LED projectors represent a newer generation of projectors. Instead of a traditional lamp, they use Light Emitting Diodes (LEDs) as the light source. LEDs are known for their energy efficiency, and this translates into lower power consumption for LED projectors. These projectors typically consume between 30W and 150W per hour, making them a more energy-friendly choice.
Additionally, LEDs have a longer lifespan than traditional projector lamps, providing further savings by reducing the need for frequent lamp replacements.
Laser projectors are a relatively recent development in the world of projectors. As the name suggests, they use a laser as the light source. Laser projectors offer several advantages, including a longer lifespan, superior color accuracy, and a high contrast ratio.
However, these benefits come at the cost of higher power consumption. Laser projectors typically consume anywhere from 150W to 800W per hour.
Battery-operated or portable projectors are a different class of projectors designed for mobility and ease of use. These projectors run on battery power and can typically operate for a few hours on a full charge.
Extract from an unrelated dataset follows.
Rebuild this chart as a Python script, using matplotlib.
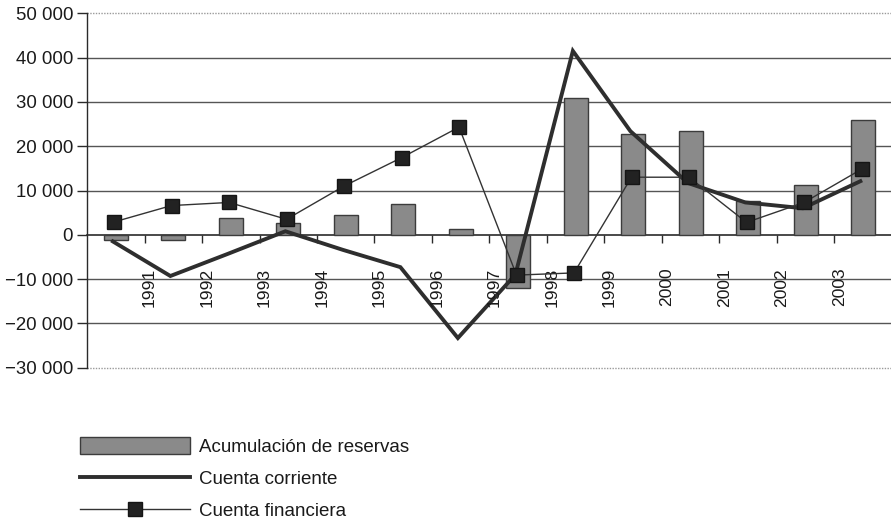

As they’re designed for portability, they are usually more energy-efficient, consuming anywhere between 10W to 70W per hour.
They are a great choice for camping trips, backyard movie nights, or other occasions where a traditional power source may not be available.
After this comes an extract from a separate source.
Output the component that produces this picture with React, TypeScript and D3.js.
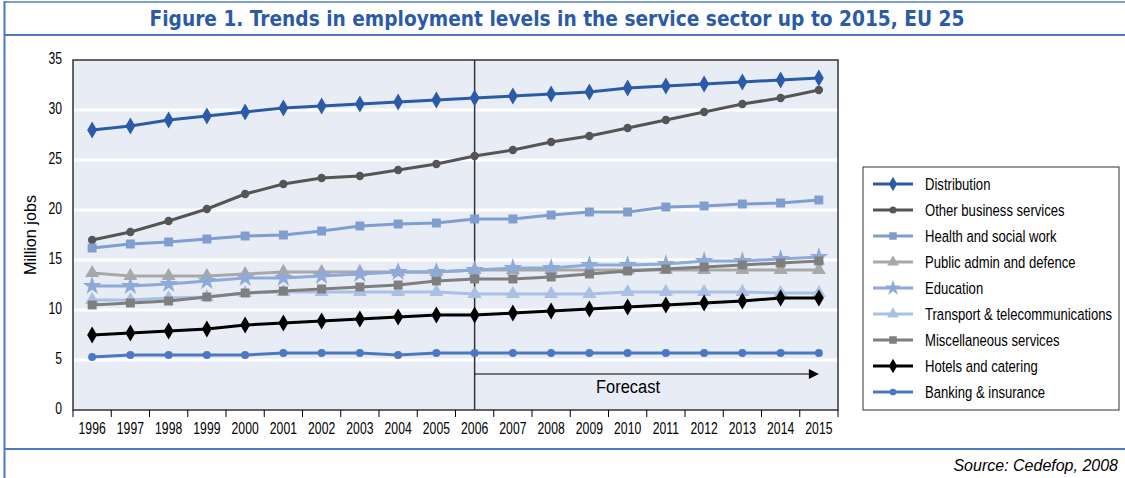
import React from "react";
import * as d3 from "d3";

const years = ["1996","1997","1998","1999","2000","2001","2002","2003","2004","2005","2006","2007","2008","2009","2010","2011","2012","2013","2014","2015"];
const yTicks = [0, 5, 10, 15, 20, 25, 30, 35];

const distribution = [28.0,28.4,29.0,29.4,29.8,30.2,30.4,30.6,30.8,31.0,31.2,31.4,31.6,31.8,32.2,32.4,32.6,32.8,33.0,33.2];
const otherBusiness = [17.0,17.8,18.9,20.1,21.6,22.6,23.2,23.4,24.0,24.6,25.4,26.0,26.8,27.4,28.2,29.0,29.8,30.6,31.2,32.0];
const health = [16.2,16.6,16.8,17.1,17.4,17.5,17.9,18.4,18.6,18.7,19.1,19.1,19.5,19.8,19.8,20.3,20.4,20.6,20.7,21.0];
const publicAdmin = [13.7,13.4,13.4,13.4,13.6,13.8,13.8,13.8,13.8,13.8,14.0,14.0,14.0,14.0,14.0,14.0,14.0,14.0,14.0,14.0];
const education = [12.4,12.4,12.6,12.9,13.2,13.2,13.4,13.6,13.8,13.8,14.0,14.2,14.2,14.5,14.5,14.6,14.9,14.9,15.1,15.3];
const transport = [11.0,11.0,11.2,11.3,11.7,11.8,11.8,11.8,11.8,11.8,11.6,11.6,11.6,11.6,11.8,11.8,11.8,11.8,11.7,11.7];
const miscellaneous = [10.5,10.7,10.9,11.3,11.7,11.9,12.1,12.3,12.5,12.9,13.1,13.1,13.3,13.6,13.9,14.1,14.3,14.5,14.7,14.9];
const hotels = [7.5,7.7,7.9,8.1,8.5,8.7,8.9,9.1,9.3,9.5,9.5,9.7,9.9,10.1,10.3,10.5,10.7,10.9,11.2,11.2];
const banking = [5.3,5.5,5.5,5.5,5.5,5.7,5.7,5.7,5.5,5.7,5.7,5.7,5.7,5.7,5.7,5.7,5.7,5.7,5.7,5.7];

const seriesNames = ["Distribution","Other business services","Health and social work","Public admin and defence","Education","Transport & telecommunications","Miscellaneous services","Hotels and catering","Banking & insurance"];
const seriesValues = [distribution, otherBusiness, health, publicAdmin, education, transport, miscellaneous, hotels, banking];
const seriesColors = ["#2b5ba8","#555555","#7f9ecf","#a8a8a8","#8eaad8","#a9c0e3","#7f7f7f","#000000","#4b78c0"];
const seriesSymbols = [d3.symbolDiamond, d3.symbolCircle, d3.symbolSquare, d3.symbolTriangle, d3.symbolStar, d3.symbolTriangle, d3.symbolSquare, d3.symbolDiamond, d3.symbolCircle];
const symbolSizes = [85, 55, 80, 85, 110, 85, 80, 85, 50];

const FONT = "'Liberation Sans', Arial, sans-serif";
const TITLE_FONT = "'DejaVu Sans Condensed', 'DejaVu Sans', sans-serif";

function CT(props: { x: number; y: number; sx: number; size: number; anchor?: string; children: React.ReactNode; style?: string }) {
  return (
    <text
      transform={`translate(${props.x},${props.y}) scale(${props.sx},1)`}
      textAnchor={props.anchor || "start"}
      fontSize={props.size}
      fontStyle={props.style || "normal"}
      fill="#000"
    >
      {props.children}
    </text>
  );
}

export default function App() {
  const W = 1125, H = 478;
  const left = 73, right = 838, top = 60, bottom = 410;
  const x = d3.scaleBand<string>().domain(years).range([left, right]);
  const y = d3.scaleLinear().domain([0, 35]).range([bottom, top]);
  const cx = (yr: string) => (x(yr) as number) + x.bandwidth() / 2;
  const line = d3.line<number>().x((_, i) => cx(years[i])).y((v) => y(v));
  const xForecast = cx("2006");
  const xEnd = cx("2015");
  const legX = 863, legY = 167, legW = 256, legH = 243;

  return (
    <svg width={W} height={H} style={{ display: "block", position: "absolute", left: 0, top: 0 }} fontFamily={FONT}>
      <rect x={0} y={0} width={W} height={H} fill="#ffffff" />
      {/* frame */}
      <line x1={4} x2={W} y1={2} y2={2} stroke="#7f9ecf" strokeWidth={2} />
      <line x1={4} x2={W} y1={35} y2={35} stroke="#4b78c0" strokeWidth={2} />
      <line x1={4} x2={W} y1={449} y2={449} stroke="#4b78c0" strokeWidth={2} />
      <line x1={4.5} x2={4.5} y1={1} y2={H} stroke="#4b78c0" strokeWidth={2} />
      <text x={557} y={26} textAnchor="middle" fill="#2b5ba8" fontSize={21} fontWeight="bold" fontFamily={TITLE_FONT} textLength={815} lengthAdjust="spacingAndGlyphs">
        Figure 1. Trends in employment levels in the service sector up to 2015, EU 25
      </text>
      {/* plot */}
      <rect x={left} y={top} width={right - left} height={bottom - top} fill="#e8ecf5" />
      {yTicks.filter((t) => t > 0 && t < 35).map((t) => (
        <line key={t} x1={left} x2={right} y1={y(t)} y2={y(t)} stroke="#ffffff" strokeWidth={3} />
      ))}
      <rect x={left} y={top} width={right - left} height={bottom - top} fill="none" stroke="#333333" strokeWidth={1.5} />
      {yTicks.map((t) => (
        <CT key={t} x={62} y={y(t) + 4} sx={0.76} size={16} anchor="end">{t}</CT>
      ))}
      {years.map((yr) => (
        <line key={"t" + yr} x1={x(yr) as number} x2={x(yr) as number} y1={bottom} y2={bottom + 7} stroke="#000" strokeWidth={1} />
      ))}
      <line x1={right} x2={right} y1={bottom} y2={bottom + 7} stroke="#000" strokeWidth={1} />
      {years.map((yr) => (
        <CT key={"l" + yr} x={cx(yr)} y={434} sx={0.76} size={16} anchor="middle">{yr}</CT>
      ))}
      <text transform={`translate(36,${(top + bottom) / 2}) rotate(-90)`} textAnchor="middle" fontSize={17} fill="#000" textLength={80} lengthAdjust="spacingAndGlyphs">Million jobs</text>
      {/* forecast */}
      <line x1={xForecast} x2={xForecast} y1={top} y2={bottom} stroke="#333333" strokeWidth={1.5} />
      <line x1={xForecast} x2={xEnd - 8} y1={374} y2={374} stroke="#000" strokeWidth={1.2} />
      <path d={`M${xEnd - 10},369 L${xEnd},374 L${xEnd - 10},379 Z`} fill="#000" />
      <text x={628} y={393} textAnchor="middle" fontSize={18} fill="#000" textLength={64} lengthAdjust="spacingAndGlyphs">Forecast</text>
      {/* series */}
      {seriesValues.map((vals, si) => (
        <g key={si}>
          <path d={line(vals) as string} fill="none" stroke={seriesColors[si]} strokeWidth={3} />
          {vals.map((v, i) => (
            <path key={i} transform={`translate(${cx(years[i])},${y(v)})`} d={d3.symbol().type(seriesSymbols[si]).size(symbolSizes[si])() as string} fill={seriesColors[si]} />
          ))}
        </g>
      ))}
      {/* legend */}
      <rect x={legX} y={legY} width={legW} height={legH} fill="#fff" stroke="#333" strokeWidth={1} />
      {seriesNames.map((n, i) => {
        const ly = 184 + i * 26;
        return (
          <g key={n}>
            <line x1={873} x2={913} y1={ly} y2={ly} stroke={seriesColors[i]} strokeWidth={3} />
            <path transform={`translate(893,${ly})`} d={d3.symbol().type(seriesSymbols[i]).size(symbolSizes[i] * 0.7)() as string} fill={seriesColors[i]} />
            <CT x={925} y={ly + 6} sx={0.77} size={17}>{n}</CT>
          </g>
        );
      })}
      <text x={1118} y={471} textAnchor="end" fontSize={16} fontStyle="italic" fill="#000">Source: Cedefop, 2008</text>
    </svg>
  );
}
How to Calculate Your Projector’s Energy Consumption?
Now that you have a basic understanding of the factors that influence a projector’s energy consumption, let’s look at how you can calculate the energy usage for your specific model.
First, you’ll need to know the wattage of your projector, which, as mentioned before, can typically be found in the product manual or the manufacturer’s website. Once you have this information, multiply the wattage by the number of hours you use the projector in a day. This will give you the total energy usage per day in watts.
However, to convert this into the kWh unit used by electricity companies, you’ll need to do one more step. Divide the daily energy usage in watts by 1,000 to convert it into kilowatt-hours. For example, if your projector consumes 150 watts and you use it for 3 hours a day, the calculation would be as follows:
150W * 3 hours = 450 watt-hours
450 watt-hours / 1,000 = 0.45 kWh
To calculate your monthly energy usage, multiply the daily kWh usage by the number of days you use the projector in a month.
To calculate the cost of operating your projector, multiply the monthly kWh usage by the rate your electricity company charges per kWh.
Some Factors to Consider
Don’t forget the following things while calculating wattage:
In the world of projectors, ‘lumens’ is a term you will frequently encounter. Lumens are the units used to measure the total amount of visible light emitted by a light source – in this case, your projector.
Naturally, a projector that produces a higher number of lumens will generate more light, which often translates to higher power consumption.
The projector’s lamp, responsible for producing the light output, is a significant power consumer within the projector system. Thus, projectors offering higher lumens count, which generally provide brighter images, are likely to consume more power.
It’s also worth noting that the projector’s brightness settings can impact power usage – using your projector at full brightness will consume more energy than using it at a dimmer setting.
Many projectors come with different operating modes, such as eco-mode, which reduces power consumption by lowering the brightness and contrast levels. Utilizing such power-saving modes can significantly reduce a projector’s energy usage.
Even when not in use, a projector can still consume power if it’s left plugged in. Some projectors have a ‘standby’ or ‘sleep’ mode to reduce power usage when they are not actively projecting. However, the power consumed in standby mode can add up over time, contributing to your projector’s overall energy usage.
The resolution of a projector can also impact its power consumption. Higher-resolution projectors often consume more power as they are designed to process more data and produce more detailed images.
The amount of time the projector is in use directly affects its power consumption. The longer a projector runs, the more power it consumes. Therefore, turning off the projector when it’s not in use can help save energy.
Maintenance and Age
The condition of a projector can also impact its energy usage. An older projector or one that is not well-maintained may consume more power than a newer, well-kept model. Regular maintenance, such as cleaning the filters and replacing the lamp as needed, can help maintain the projector’s efficiency and reduce power consumption.
As technology continues to advance, projectors are becoming more energy-efficient. Nonetheless, understanding the power consumption of your projector can help you make more informed decisions, not just in terms of managing your energy costs but also contributing to energy conservation efforts. The type of projector, its brightness settings, and the technology it uses can significantly impact its power consumption.